We need to ask the questions clients haven’t got the time to answer; questions that might just change their business for the better.
At the same time, we need to be expert in what works and why because, if we know more and can prove more, we will be invited in.
The final thing that gave me hope was that I asked some of the strategists at AMV what questions they were trying to answer and here are just a few of them:
“How does a traditional insurance brand, that prides itself on it's quiet confidence, stand out among it's louder competitors?"
"What does snacking look like in an e-commerce world?"
"How can we get millennials playing the lottery when this generation has no interest in draw based games?"
And my favourite,
"Why does a 40 year old man with incontinence feel less embarrassed about his own DIY solution - usually involving condoms and tissue paper - than he does wearing a product that's purpose made for the problem?"
I think as long as we get to think about questions such as these, we’ll be ok.'
So where does this leave us? What is the prescription for the future?
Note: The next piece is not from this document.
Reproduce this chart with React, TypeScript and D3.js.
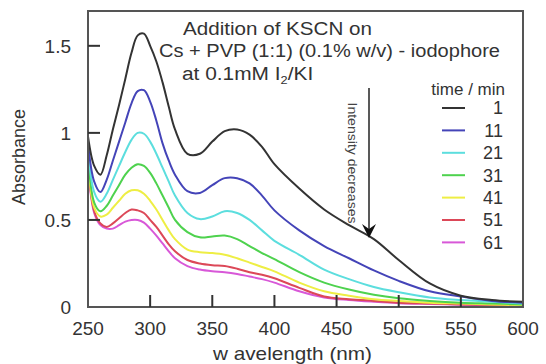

You have to be your client’s conscience. Get under the skin of their business and ask the questions they don’t want to hear or wouldn’t think about answering.Think pitch mid-campaign. Be the visionary. Encourage your consumers to like you or you won’t have a relationship with them. Listen to what works and use the information to improve your thinking and planning. Don’t allow short term measures and day-after responses to hi-jack the longer term objective. Stay true to the vision. Create brand experiences that are human and magical, not frictionless and perfect. Don’t fail fast. Read the company report and use what you find out. Don’t allow data to become the maser of intuition. Have a purpose.